[RECORDS SUPPLIED]

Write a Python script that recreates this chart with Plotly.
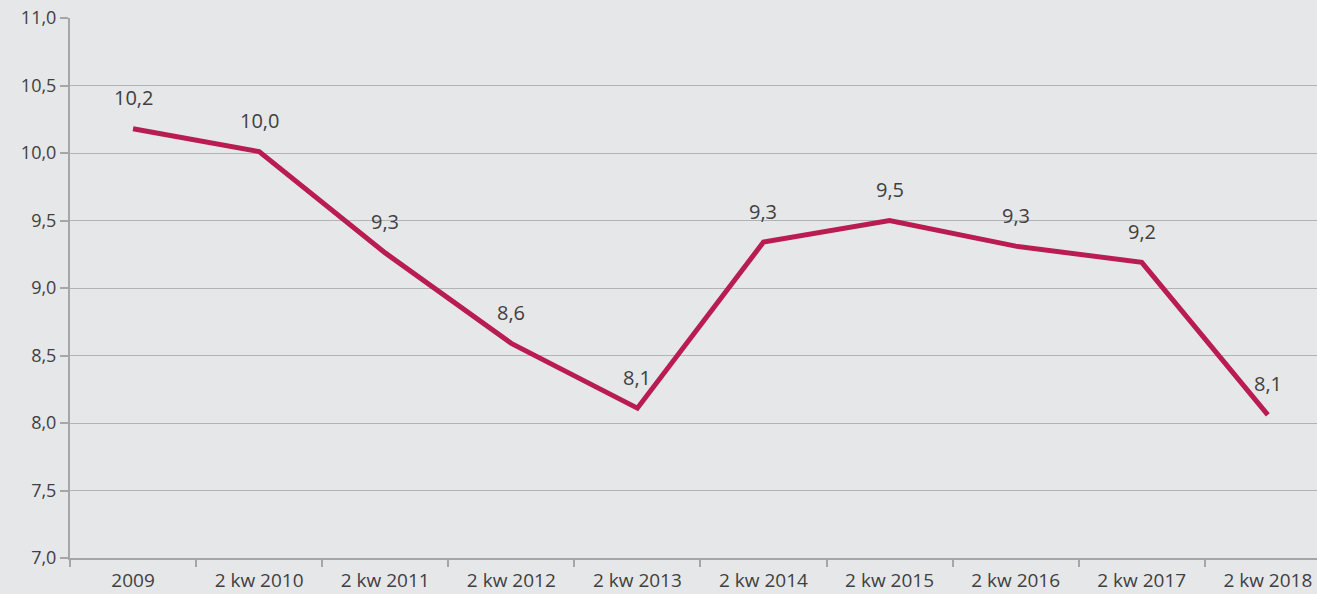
import plotly.graph_objects as go

categories = ["2009", "2 kw 2010", "2 kw 2011", "2 kw 2012", "2 kw 2013",
              "2 kw 2014", "2 kw 2015", "2 kw 2016", "2 kw 2017", "2 kw 2018"]
values = [10.18, 10.01, 9.26, 8.59, 8.11, 9.34, 9.50, 9.31, 9.19, 8.06]
labels = ["10,2", "10,0", "9,3", "8,6", "8,1", "9,3", "9,5", "9,3", "9,2", "8,1"]
y_ticks = [7.0, 7.5, 8.0, 8.5, 9.0, 9.5, 10.0, 10.5, 11.0]
y_tick_text = ["7,0", "7,5", "8,0", "8,5", "9,0", "9,5", "10,0", "10,5", "11,0"]

LINE = "#b81c50"
TEXT = "#404040"
FONT = "Open Sans"

fig = go.Figure()
fig.add_trace(go.Scatter(
    x=categories, y=values, mode="lines",
    line=dict(color=LINE, width=5, shape="linear"),
    hoverinfo="skip", showlegend=False,
))

for i, (v, t) in enumerate(zip(values, labels)):
    fig.add_annotation(x=i, y=v, xref="x", yref="y", text=t, showarrow=False, yshift=31,
                       font=dict(family=FONT, size=20, color=TEXT))

fig.update_layout(
    width=1317, height=594,
    margin=dict(l=70, r=0, t=18, b=36),
    paper_bgcolor="#e6e7e8", plot_bgcolor="#e6e7e8",
    font=dict(family=FONT, size=17, color=TEXT),
    showlegend=False,
)
fig.update_xaxes(
    type="category", range=[-0.5, 9.39],
    showgrid=False, showline=True, linecolor="#a6a6a6", linewidth=2,
    ticks="outside", tickson="boundaries", ticklen=7, tickcolor="#a6a6a6", tickwidth=2,
    tickfont=dict(family=FONT, size=19, color=TEXT), ticklabelstandoff=4,
    zeroline=False,
)
fig.update_yaxes(
    range=[7, 11], tickvals=y_ticks, ticktext=y_tick_text,
    showgrid=True, gridcolor="#b3b3b3", gridwidth=1,
    showline=True, linecolor="#a6a6a6", linewidth=2,
    ticks="outside", ticklen=8, tickcolor="#a6a6a6", tickwidth=2,
    tickfont=dict(family=FONT, size=18, color=TEXT),
    zeroline=False,
)

fig.write_html("out.html", config={"displayModeBar": False})
with open("out.html", "r", encoding="utf-8") as f:
    html = f.read()
html = html.replace("<body>", '<body style="margin:0;padding:0;background:#e6e7e8">', 1)
with open("out.html", "w", encoding="utf-8") as f:
    f.write(html)
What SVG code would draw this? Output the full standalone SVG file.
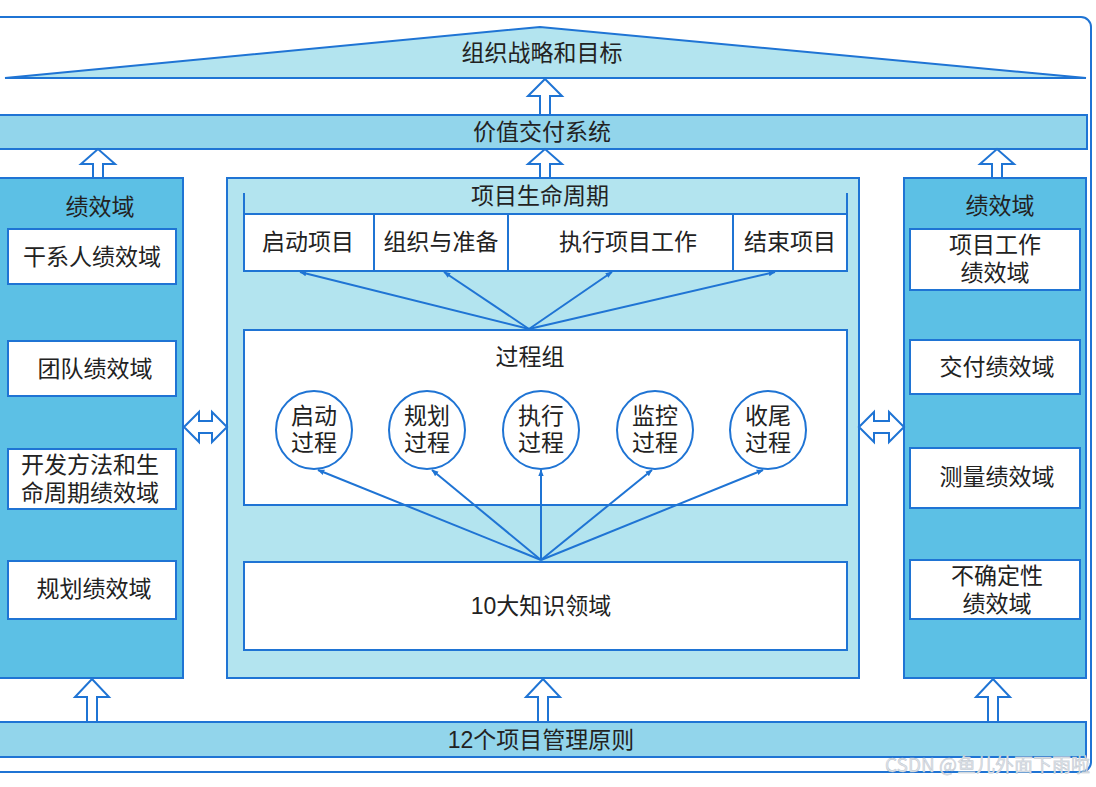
<svg xmlns="http://www.w3.org/2000/svg" width="1096" height="787" viewBox="0 0 1096 787">
<defs>
<marker id="ah" viewBox="0 0 10 10" refX="9" refY="5" markerWidth="7" markerHeight="7" orient="auto-start-reverse" markerUnits="userSpaceOnUse">
<path d="M0,1 L10,5 L0,9 z" fill="#1f74d4"/>
</marker>
<style>
.t{font-family:"Liberation Sans","Noto Sans CJK SC",sans-serif;font-size:23px;fill:#222;text-anchor:middle;dominant-baseline:central}
.ln{stroke:#1f74d4;stroke-width:2;fill:none}
.box{fill:#fff;stroke:#1f74d4;stroke-width:2}
.dark{fill:#5cc0e5;stroke:#1f74d4;stroke-width:2}
.light{fill:#b3e4ef;stroke:#1f74d4;stroke-width:2}
.bar{fill:#92d5eb;stroke:#1f74d4;stroke-width:2}
.arr{fill:#fff;stroke:#1f74d4;stroke-width:2;stroke-linejoin:miter}
.con{stroke:#1f74d4;stroke-width:2;fill:none;marker-end:url(#ah)}
</style>
</defs>
<rect x="0" y="0" width="1096" height="787" fill="#fff"/>
<rect id="frame" x="-20" y="17" width="1111" height="755" rx="10" fill="none" stroke="#1f74d4" stroke-width="2"/>

<g id="goal">
<polygon points="540,27 5,78 1086,78" class="light"/>
<text class="t" x="542" y="53">组织战略和目标</text>
</g>

<g id="value">
<rect x="-2" y="115" width="1089" height="34" class="bar"/>
<text class="t" x="542" y="132">价值交付系统</text>
</g>

<g id="left-panel">
<rect x="-2" y="178" width="185" height="500" class="dark"/>
<text class="t" x="100" y="207">绩效域</text>
<rect x="8" y="229" width="168" height="55" class="box"/>
<text class="t" x="92" y="257">干系人绩效域</text>
<rect x="8" y="341" width="168" height="55" class="box"/>
<text class="t" x="95" y="369">团队绩效域</text>
<rect x="8" y="449" width="168" height="60" class="box"/>
<text class="t"><tspan x="90" y="465">开发方法和生</tspan><tspan x="90" y="493">命周期绩效域</tspan></text>
<rect x="8" y="561" width="168" height="58" class="box"/>
<text class="t" x="94" y="589">规划绩效域</text>
</g>

<g id="center-panel">
<rect x="227" y="178" width="632" height="500" class="light"/>
<text class="t" x="540" y="196">项目生命周期</text>
<path d="M244,193 V214 M847,193 V214" class="ln"/>
</g>

<g id="lifecycle">
<rect x="244" y="214" width="603" height="57" class="box"/>
<path d="M374,214 V271 M508,214 V271 M733,214 V271" class="ln"/>
<text class="t" x="308" y="242">启动项目</text>
<text class="t" x="441" y="242">组织与准备</text>
<text class="t" x="628" y="242">执行项目工作</text>
<text class="t" x="790" y="242">结束项目</text>
</g>

<g id="process-group">
<rect x="244" y="330" width="603" height="175" class="box"/>
<text class="t" x="530" y="357">过程组</text>
<ellipse cx="314" cy="430" rx="38" ry="39" class="box"/>
<text class="t"><tspan x="314" y="416">启动</tspan><tspan x="314" y="443">过程</tspan></text>
<ellipse cx="427" cy="430" rx="38" ry="39" class="box"/>
<text class="t"><tspan x="427" y="416">规划</tspan><tspan x="427" y="443">过程</tspan></text>
<ellipse cx="541" cy="430" rx="38" ry="39" class="box"/>
<text class="t"><tspan x="541" y="416">执行</tspan><tspan x="541" y="443">过程</tspan></text>
<ellipse cx="655" cy="430" rx="38" ry="39" class="box"/>
<text class="t"><tspan x="655" y="416">监控</tspan><tspan x="655" y="443">过程</tspan></text>
<ellipse cx="768" cy="430" rx="38" ry="39" class="box"/>
<text class="t"><tspan x="768" y="416">收尾</tspan><tspan x="768" y="443">过程</tspan></text>
</g>

<g id="knowledge">
<rect x="244" y="562" width="603" height="88" class="box"/>
<text class="t" x="541" y="606">10大知识领域</text>
</g>

<g id="right-panel">
<rect x="904" y="178" width="182" height="500" class="dark"/>
<text class="t" x="1000" y="206">绩效域</text>
<rect x="910" y="229" width="170" height="61" class="box"/>
<text class="t"><tspan x="995" y="245">项目工作</tspan><tspan x="995" y="273">绩效域</tspan></text>
<rect x="910" y="340" width="170" height="54" class="box"/>
<text class="t" x="997" y="367">交付绩效域</text>
<rect x="910" y="448" width="170" height="60" class="box"/>
<text class="t" x="997" y="477">测量绩效域</text>
<rect x="910" y="560" width="170" height="59" class="box"/>
<text class="t"><tspan x="997" y="576">不确定性</tspan><tspan x="997" y="604">绩效域</tspan></text>
</g>

<g id="principles">
<rect x="-2" y="722" width="1088" height="35" class="bar"/>
<text class="t" x="541" y="740">12个项目管理原则</text>
</g>

<g id="connectors">
<polygon class="arr" points="540,115 540,96 528,96 545,79 562,96 550,96 550,115"/>
<polygon class="arr" points="93,178 93,164 81,164 98,149 115,164 103,164 103,178"/>
<polygon class="arr" points="540,178 540,164 528,164 545,149 562,164 550,164 550,178"/>
<polygon class="arr" points="992,178 992,164 980,164 997,149 1014,164 1002,164 1002,178"/>
<polygon class="arr" points="87,722 87,697 75,697 92,679 109,697 97,697 97,722"/>
<polygon class="arr" points="538,722 538,697 526,697 543,679 560,697 548,697 548,722"/>
<polygon class="arr" points="988,722 988,697 976,697 993,679 1010,697 998,697 998,722"/>
<polygon class="arr" points="184,427 199,412 199,421 212,421 212,412 227,427 212,442 212,433 199,433 199,442"/>
<polygon class="arr" points="859,427 874,412 874,421 889,421 889,412 904,427 889,442 889,433 874,433 874,442"/>
<line class="con" x1="529" y1="329" x2="300" y2="272"/>
<line class="con" x1="529" y1="329" x2="444" y2="272"/>
<line class="con" x1="529" y1="329" x2="612" y2="272"/>
<line class="con" x1="529" y1="329" x2="775" y2="272"/>
<line class="con" x1="541" y1="560" x2="318" y2="470"/>
<line class="con" x1="541" y1="560" x2="432" y2="470"/>
<line class="con" x1="541" y1="560" x2="541" y2="470"/>
<line class="con" x1="541" y1="560" x2="652" y2="470"/>
<line class="con" x1="541" y1="560" x2="763" y2="470"/>
</g>

<text x="1090" y="772" font-family="'Noto Sans CJK SC','Liberation Sans',sans-serif" font-size="19" fill="#dde3ea" stroke="#b8c0c8" stroke-width="0.4" text-anchor="end">CSDN @鱼儿外面下雨啦</text>
</svg>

[EXERCISE OBJECTIVE] Report only the count of lines that include the string "with".

[FULL ANSWER] 3